Exactly retype the lines from the top of the data through the line containing "2.277, 2.436, 3.472]", leaving out every picture.

:: Source data

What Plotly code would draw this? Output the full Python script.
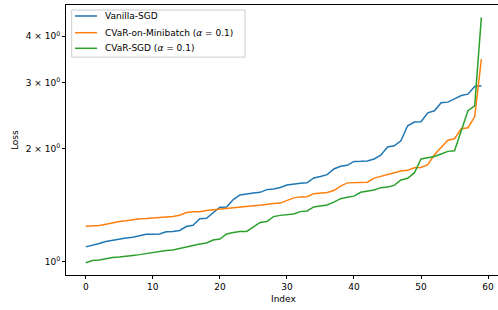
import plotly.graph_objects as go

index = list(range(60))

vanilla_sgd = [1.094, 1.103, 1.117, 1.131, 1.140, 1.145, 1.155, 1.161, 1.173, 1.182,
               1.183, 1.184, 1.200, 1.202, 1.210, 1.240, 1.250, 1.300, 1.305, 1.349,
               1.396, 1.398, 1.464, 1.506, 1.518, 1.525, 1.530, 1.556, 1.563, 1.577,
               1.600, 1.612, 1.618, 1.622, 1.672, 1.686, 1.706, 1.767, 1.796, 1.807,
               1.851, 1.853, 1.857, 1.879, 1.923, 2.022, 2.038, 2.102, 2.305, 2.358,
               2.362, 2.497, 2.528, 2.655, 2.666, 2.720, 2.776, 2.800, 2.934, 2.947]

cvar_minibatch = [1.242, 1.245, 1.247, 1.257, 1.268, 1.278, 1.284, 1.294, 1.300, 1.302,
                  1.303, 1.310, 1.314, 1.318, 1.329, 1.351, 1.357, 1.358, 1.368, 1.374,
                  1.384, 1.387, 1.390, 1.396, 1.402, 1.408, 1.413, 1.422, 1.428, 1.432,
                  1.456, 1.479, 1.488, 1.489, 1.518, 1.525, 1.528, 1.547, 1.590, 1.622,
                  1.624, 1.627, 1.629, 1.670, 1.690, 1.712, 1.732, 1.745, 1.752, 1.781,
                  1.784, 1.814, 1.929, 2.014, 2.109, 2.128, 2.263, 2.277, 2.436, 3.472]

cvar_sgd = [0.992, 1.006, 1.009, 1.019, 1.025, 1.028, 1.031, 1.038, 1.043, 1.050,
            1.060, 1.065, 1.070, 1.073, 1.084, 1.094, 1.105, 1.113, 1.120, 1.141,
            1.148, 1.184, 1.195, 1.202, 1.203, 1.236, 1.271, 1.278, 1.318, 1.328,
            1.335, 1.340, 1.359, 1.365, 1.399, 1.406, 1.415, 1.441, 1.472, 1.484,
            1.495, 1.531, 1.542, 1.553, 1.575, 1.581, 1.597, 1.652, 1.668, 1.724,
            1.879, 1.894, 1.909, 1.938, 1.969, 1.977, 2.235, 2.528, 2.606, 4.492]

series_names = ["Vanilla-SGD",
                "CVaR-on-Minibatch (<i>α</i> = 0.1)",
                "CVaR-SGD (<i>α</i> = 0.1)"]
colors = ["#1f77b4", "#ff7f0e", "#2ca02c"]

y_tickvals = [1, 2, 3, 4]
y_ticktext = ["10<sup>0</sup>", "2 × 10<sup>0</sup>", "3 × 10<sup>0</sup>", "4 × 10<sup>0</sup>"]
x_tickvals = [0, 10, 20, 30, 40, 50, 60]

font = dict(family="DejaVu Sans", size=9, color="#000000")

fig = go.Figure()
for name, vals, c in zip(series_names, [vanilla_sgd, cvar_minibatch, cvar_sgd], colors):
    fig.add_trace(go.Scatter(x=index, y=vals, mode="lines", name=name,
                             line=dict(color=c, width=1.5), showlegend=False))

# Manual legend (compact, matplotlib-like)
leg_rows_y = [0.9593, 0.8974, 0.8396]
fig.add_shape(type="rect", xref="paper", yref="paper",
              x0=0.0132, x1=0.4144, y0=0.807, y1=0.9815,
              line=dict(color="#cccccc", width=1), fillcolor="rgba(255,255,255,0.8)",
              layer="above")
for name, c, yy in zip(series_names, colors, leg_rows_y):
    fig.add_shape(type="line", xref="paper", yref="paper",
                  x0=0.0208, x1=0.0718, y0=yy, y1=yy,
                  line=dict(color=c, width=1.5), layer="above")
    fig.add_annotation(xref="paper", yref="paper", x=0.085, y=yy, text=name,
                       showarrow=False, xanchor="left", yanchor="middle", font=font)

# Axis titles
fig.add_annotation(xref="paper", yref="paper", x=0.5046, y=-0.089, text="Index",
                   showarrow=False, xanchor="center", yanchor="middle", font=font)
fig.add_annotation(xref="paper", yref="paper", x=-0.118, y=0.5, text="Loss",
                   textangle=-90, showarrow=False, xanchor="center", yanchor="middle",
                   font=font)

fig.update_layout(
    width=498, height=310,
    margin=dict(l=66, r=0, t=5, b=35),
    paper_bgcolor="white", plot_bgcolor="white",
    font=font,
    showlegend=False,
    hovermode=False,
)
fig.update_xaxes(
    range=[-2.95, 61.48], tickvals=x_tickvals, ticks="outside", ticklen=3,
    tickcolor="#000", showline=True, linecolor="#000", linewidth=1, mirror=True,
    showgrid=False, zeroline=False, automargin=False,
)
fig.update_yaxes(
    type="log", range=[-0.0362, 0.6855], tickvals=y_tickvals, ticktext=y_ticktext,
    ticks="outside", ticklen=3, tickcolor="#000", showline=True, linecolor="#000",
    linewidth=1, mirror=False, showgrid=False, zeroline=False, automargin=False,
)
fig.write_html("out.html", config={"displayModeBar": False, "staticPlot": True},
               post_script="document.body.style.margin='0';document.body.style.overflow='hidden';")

::::

■ **Full response**:
What Plotly code would draw this? Output the full Python script.
import plotly.graph_objects as go

index = list(range(60))

vanilla_sgd = [1.094, 1.103, 1.117, 1.131, 1.140, 1.145, 1.155, 1.161, 1.173, 1.182,
               1.183, 1.184, 1.200, 1.202, 1.210, 1.240, 1.250, 1.300, 1.305, 1.349,
               1.396, 1.398, 1.464, 1.506, 1.518, 1.525, 1.530, 1.556, 1.563, 1.577,
               1.600, 1.612, 1.618, 1.622, 1.672, 1.686, 1.706, 1.767, 1.796, 1.807,
               1.851, 1.853, 1.857, 1.879, 1.923, 2.022, 2.038, 2.102, 2.305, 2.358,
               2.362, 2.497, 2.528, 2.655, 2.666, 2.720, 2.776, 2.800, 2.934, 2.947]

cvar_minibatch = [1.242, 1.245, 1.247, 1.257, 1.268, 1.278, 1.284, 1.294, 1.300, 1.302,
                  1.303, 1.310, 1.314, 1.318, 1.329, 1.351, 1.357, 1.358, 1.368, 1.374,
                  1.384, 1.387, 1.390, 1.396, 1.402, 1.408, 1.413, 1.422, 1.428, 1.432,
                  1.456, 1.479, 1.488, 1.489, 1.518, 1.525, 1.528, 1.547, 1.590, 1.622,
                  1.624, 1.627, 1.629, 1.670, 1.690, 1.712, 1.732, 1.745, 1.752, 1.781,
                  1.784, 1.814, 1.929, 2.014, 2.109, 2.128, 2.263, 2.277, 2.436, 3.472]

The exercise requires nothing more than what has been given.